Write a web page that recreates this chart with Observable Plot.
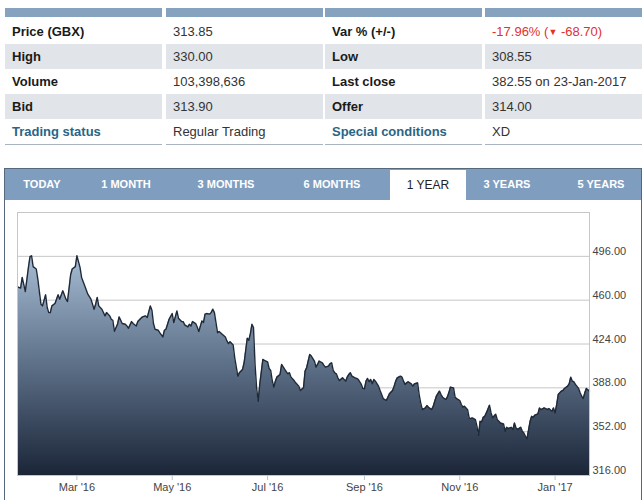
<!DOCTYPE html>
<html>
<head>
<meta charset="utf-8">
<script src="https://cdn.jsdelivr.net/npm/d3@7"></script>
<script src="https://cdn.jsdelivr.net/npm/@observablehq/plot@0.6"></script>
<style>
  html, body { margin: 0; padding: 0; background: #fff; }
  body { width: 643px; height: 500px; position: relative; overflow: hidden;
         font-family: Arial, "Liberation Sans", sans-serif; color: #333; }
  .col { position: absolute; top: 8px; width: 157px; }
  .hdr { height: 9px; background: #87a2be; }
  .cell { height: 25px; line-height: 25px; font-size: 13px; padding-left: 7px; white-space: nowrap; }
  .cell.alt { background: #e1e5e9; }
  .first { margin-top: 2px; }
  .bottom { border-top: 1px solid #a8b4c0; }
  .lbl { font-weight: bold; color: #1a1a1a; }
  .lbl.blue { color: #2a6586; }
  .red { color: #e3302b; }
  .red .arrow { font-size: 9px; vertical-align: 1px; }
  #panel { position: absolute; left: 4px; top: 168px; width: 636px; height: 340px;
           border: 1px solid #56697c; border-bottom: none; }
  #tabbar { position: absolute; left: 0; top: 0; width: 636px; height: 31px; background: #7f9ebf; }
  .tab { position: absolute; top: 0; height: 31px; line-height: 31px; text-align: center;
         font-size: 11px; font-weight: bold; color: #fff; }
  .tab.sel { background: #fff; color: #222; font-weight: normal; font-size: 12px; top: 1px; height: 30px; line-height: 30px; }
  #chart { position: absolute; left: 0px; top: 31px; }
</style>
</head>
<body>
<div id="table"></div>
<div id="panel">
  <div id="tabbar"></div>
  <div id="chart"></div>
</div>
<script>
// ---- table content ----
const labelsA = ["Price (GBX)", "High", "Volume", "Bid", "Trading status"];
const valuesA = ["313.85", "330.00", "103,398,636", "313.90", "Regular Trading"];
const labelsB = ["Var % (+/-)", "Low", "Last close", "Offer", "Special conditions"];
const valuesB = ["-17.96% (\u25BC -68.70)", "308.55", "382.55 on 23-Jan-2017", "314.00", "XD"];

// ---- tabs ----
const tabs = ["TODAY", "1 MONTH", "3 MONTHS", "6 MONTHS", "1 YEAR", "3 YEARS", "5 YEARS"];
const selectedTab = "1 YEAR";

// ---- price series (GBX) ----
const dates = [
"2016-01-23","2016-01-25","2016-01-26","2016-01-28","2016-01-30","2016-01-31","2016-02-01","2016-02-02","2016-02-04","2016-02-05",
"2016-02-07","2016-02-08","2016-02-10","2016-02-11","2016-02-12","2016-02-13","2016-02-14","2016-02-16","2016-02-18","2016-02-19",
"2016-02-21","2016-02-23","2016-02-24","2016-02-26","2016-02-27","2016-02-29","2016-03-01","2016-03-03","2016-03-04","2016-03-06",
"2016-03-08","2016-03-10","2016-03-12","2016-03-13","2016-03-14","2016-03-15","2016-03-17","2016-03-19","2016-03-20","2016-03-22",
"2016-03-23","2016-03-24","2016-03-25","2016-03-27","2016-03-28","2016-03-30","2016-04-01","2016-04-02","2016-04-03","2016-04-05",
"2016-04-06","2016-04-08","2016-04-09","2016-04-11","2016-04-12","2016-04-14","2016-04-15","2016-04-17","2016-04-18","2016-04-19",
"2016-04-20","2016-04-22","2016-04-23","2016-04-25","2016-04-26","2016-04-27","2016-04-29","2016-05-01","2016-05-02","2016-05-04",
"2016-05-05","2016-05-07","2016-05-08","2016-05-09","2016-05-11","2016-05-12","2016-05-13","2016-05-14","2016-05-16","2016-05-17",
"2016-05-18","2016-05-20","2016-05-21","2016-05-22","2016-05-23","2016-05-25","2016-05-26","2016-05-27","2016-05-28","2016-05-30",
"2016-05-31","2016-06-02","2016-06-04","2016-06-05","2016-06-06","2016-06-07","2016-06-09","2016-06-10","2016-06-12","2016-06-13",
"2016-06-15","2016-06-16","2016-06-18","2016-06-19","2016-06-20","2016-06-21","2016-06-22","2016-06-23","2016-06-24","2016-06-25",
"2016-06-26","2016-06-28","2016-06-29","2016-07-01","2016-07-02","2016-07-03","2016-07-04","2016-07-05","2016-07-06","2016-07-07",
"2016-07-09","2016-07-10","2016-07-12","2016-07-13","2016-07-14","2016-07-15","2016-07-16","2016-07-18","2016-07-19","2016-07-21",
"2016-07-22","2016-07-24","2016-07-25","2016-07-26","2016-07-28","2016-07-29","2016-07-31","2016-08-01","2016-08-02","2016-08-03",
"2016-08-05","2016-08-06","2016-08-07","2016-08-09","2016-08-10","2016-08-11","2016-08-12","2016-08-13","2016-08-14","2016-08-15",
"2016-08-16","2016-08-18","2016-08-19","2016-08-20","2016-08-21","2016-08-22","2016-08-23","2016-08-24","2016-08-26","2016-08-27",
"2016-08-28","2016-08-30","2016-08-31","2016-09-01","2016-09-02","2016-09-03","2016-09-04","2016-09-05","2016-09-06","2016-09-07",
"2016-09-08","2016-09-10","2016-09-11","2016-09-12","2016-09-13","2016-09-15","2016-09-16","2016-09-17","2016-09-19","2016-09-20",
"2016-09-21","2016-09-22","2016-09-24","2016-09-25","2016-09-26","2016-09-27","2016-09-28","2016-09-29","2016-10-01","2016-10-02",
"2016-10-03","2016-10-05","2016-10-06","2016-10-07","2016-10-08","2016-10-10","2016-10-11","2016-10-12","2016-10-14","2016-10-15",
"2016-10-16","2016-10-17","2016-10-19","2016-10-20","2016-10-21","2016-10-23","2016-10-24","2016-10-25","2016-10-26","2016-10-28",
"2016-10-29","2016-10-30","2016-11-01","2016-11-02","2016-11-03","2016-11-04","2016-11-06","2016-11-07","2016-11-08","2016-11-09",
"2016-11-11","2016-11-12","2016-11-13","2016-11-14","2016-11-15","2016-11-16","2016-11-17","2016-11-18","2016-11-20","2016-11-21",
"2016-11-22","2016-11-24","2016-11-25","2016-11-26","2016-11-27","2016-11-29","2016-11-30","2016-12-01","2016-12-02","2016-12-04",
"2016-12-05","2016-12-06","2016-12-07","2016-12-08","2016-12-10","2016-12-11","2016-12-12","2016-12-13","2016-12-14","2016-12-16",
"2016-12-17","2016-12-18","2016-12-19","2016-12-21","2016-12-22","2016-12-23","2016-12-25","2016-12-26","2016-12-27","2016-12-28",
"2016-12-30","2016-12-31","2017-01-01","2017-01-02","2017-01-03","2017-01-05","2017-01-06","2017-01-07","2017-01-09","2017-01-10",
"2017-01-11","2017-01-12","2017-01-13","2017-01-14","2017-01-16","2017-01-17","2017-01-18","2017-01-19","2017-01-20","2017-01-21",
"2017-01-23"
];
const prices = [
471.0,469.9,478.7,467.1,486.9,495.7,496.5,487.5,485.6,477.3,
456.7,455.3,464.4,454.0,449.8,449.8,455.3,457.3,464.4,460.8,
467.7,460.8,458.9,480.9,485.6,487.5,496.5,486.9,478.7,471.8,
464.9,460.8,452.6,456.7,462.2,455.3,452.6,447.1,449.8,447.1,
444.3,443.5,434.5,440.2,446.3,440.8,440.2,438.8,436.9,442.4,
440.8,438.8,442.4,445.2,446.3,447.1,445.7,455.3,451.8,440.8,
436.1,435.3,433.3,429.8,435.3,436.1,444.3,449.0,441.6,451.2,
445.2,442.4,442.4,439.7,438.0,440.2,438.8,442.4,440.8,438.0,
434.2,443.0,441.6,448.5,449.0,448.5,450.0,452.6,449.8,433.3,
434.2,432.0,429.8,426.5,424.3,425.9,423.2,412.7,397.6,400.4,
403.1,408.6,428.7,427.0,432.5,440.2,437.5,407.2,388.0,377.0,
390.8,411.4,410.5,409.4,403.9,402.3,394.0,388.6,393.5,396.8,
399.0,407.2,403.1,401.2,399.5,400.4,396.8,394.0,392.1,389.4,
385.8,388.0,401.7,404.5,415.5,414.1,410.0,405.0,407.2,410.0,
408.6,406.7,405.0,405.9,407.8,408.6,402.3,400.4,399.5,396.2,
394.0,396.2,394.9,393.5,396.8,399.0,400.4,397.6,396.2,395.7,
394.9,390.8,387.5,387.2,393.5,395.7,393.0,394.9,391.3,394.9,
393.5,389.4,385.8,382.5,379.2,377.6,380.3,383.1,385.8,389.4,
393.5,396.2,397.6,396.8,393.5,390.8,392.1,393.0,391.3,389.4,
391.3,392.1,382.5,375.6,370.1,371.5,373.4,372.1,370.1,372.9,
377.0,381.1,385.3,382.5,380.3,378.4,380.3,383.9,388.6,388.0,
380.3,379.2,377.6,374.3,372.1,372.9,370.1,363.3,362.7,363.3,
361.9,356.4,349.0,360.5,360.0,363.8,364.6,367.4,373.7,367.4,
363.5,366.3,361.9,360.5,359.1,358.3,352.3,355.6,354.5,355.6,
353.7,359.1,355.0,353.7,355.6,352.3,350.9,348.2,346.2,360.5,
364.6,363.8,365.5,366.6,371.5,370.1,371.5,371.0,370.1,371.0,
368.8,371.5,367.4,374.3,382.5,385.3,385.8,387.5,389.4,391.3,
396.8,393.5,393.0,390.8,387.5,383.9,381.1,379.2,383.9,387.5,
385.3
];

const yTicks = [316, 352, 388, 424, 460, 496];
const yTop = 532;
const xTicks = ["2016-03-01", "2016-05-01", "2016-07-01", "2016-09-01", "2016-11-01", "2017-01-01"];
const xStart = "2016-01-23", xEnd = "2017-01-23";

// ---- build table ----
const colLefts = [5, 166, 325, 485];
const table = document.getElementById("table");
function makeCol(left, texts, cls, isLabel) {
  const col = document.createElement("div");
  col.className = "col";
  col.style.left = left + "px";
  let html = '<div class="hdr"></div>';
  texts.forEach((t, i) => {
    let c = "cell" + (i === 0 ? " first" : "") + (i % 2 === 1 ? " alt" : "");
    let inner = t;
    if (isLabel) inner = `<span class="lbl${i === 4 ? " blue" : ""}">${t}</span>`;
    if (cls && i === 0) inner = `<span class="red">${t.replace("\u25BC", '<span class="arrow">\u25BC</span>')}</span>`;
    html += `<div class="${c}">${inner}</div>`;
  });
  html += '<div class="bottom"></div>';
  col.innerHTML = html;
  table.appendChild(col);
}
makeCol(colLefts[0], labelsA, null, true);
makeCol(colLefts[1], valuesA, null, false);
makeCol(colLefts[2], labelsB, null, true);
makeCol(colLefts[3], valuesB, "red", false);

// ---- build tabs ----
const tabCenters = [37, 121, 221, 327, 423, 502, 596];
const tabbar = document.getElementById("tabbar");
tabs.forEach((t, i) => {
  const d = document.createElement("div");
  const sel = t === selectedTab;
  d.className = "tab" + (sel ? " sel" : "");
  const w = sel ? 76 : 90;
  d.style.left = (tabCenters[i] - w / 2) + "px";
  d.style.width = w + "px";
  d.textContent = t;
  tabbar.appendChild(d);
});

// ---- chart ----
const data = dates.map((d, i) => ({date: new Date(d), price: prices[i]}));

const chart = Plot.plot({
  width: 636,
  height: 300,
  marginLeft: 12,
  marginRight: 52,
  marginTop: 12,
  marginBottom: 25,
  style: {fontFamily: "Arial, 'Liberation Sans', sans-serif", fontSize: "11px", color: "#444", background: "#fff", overflow: "visible"},
  x: {type: "utc", domain: [new Date(xStart), new Date(xEnd)], label: null},
  y: {domain: [316, yTop], label: null},
  marks: [
    Plot.ruleY(yTicks.slice(1), {stroke: "#c6c6c6", strokeWidth: 1}),
    Plot.areaY(data, {x: "date", y1: 316, y2: "price", fill: "url(#pxGrad)"}),
    Plot.lineY(data, {x: "date", y: "price", stroke: "#1f2a39", strokeWidth: 1.4}),
    Plot.frame({stroke: "#c6c6c6"}),
    Plot.axisY(yTicks, {anchor: "right", label: null, tickSize: 0, tickPadding: 3, dy: -5, tickFormat: d => d.toFixed(2)}),
    Plot.axisX(xTicks.map(d => new Date(d)), {label: null, tickSize: 5, tickPadding: 3, stroke: "#b8c4d0", tickFormat: d3.utcFormat("%b '%y")})
  ]
});
chart.insertAdjacentHTML("afterbegin",
  '<defs><linearGradient id="pxGrad" x1="0" y1="0" x2="0" y2="1">' +
  '<stop offset="0" stop-color="#a6bcd3"/>' +
  '<stop offset="0.45" stop-color="#63778f"/>' +
  '<stop offset="1" stop-color="#1b2538"/>' +
  '</linearGradient></defs>');
document.getElementById("chart").appendChild(chart);
</script>
</body>
</html>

┄┄┄┄┄┄

Return each line with "chart".

Write a web page that recreates this chart with Observable Plot.
  #chart { position: absolute; left: 0px; top: 31px; }
  <div id="chart"></div>
// ---- chart ----
const chart = Plot.plot({
chart.insertAdjacentHTML("afterbegin",
document.getElementById("chart").appendChild(chart);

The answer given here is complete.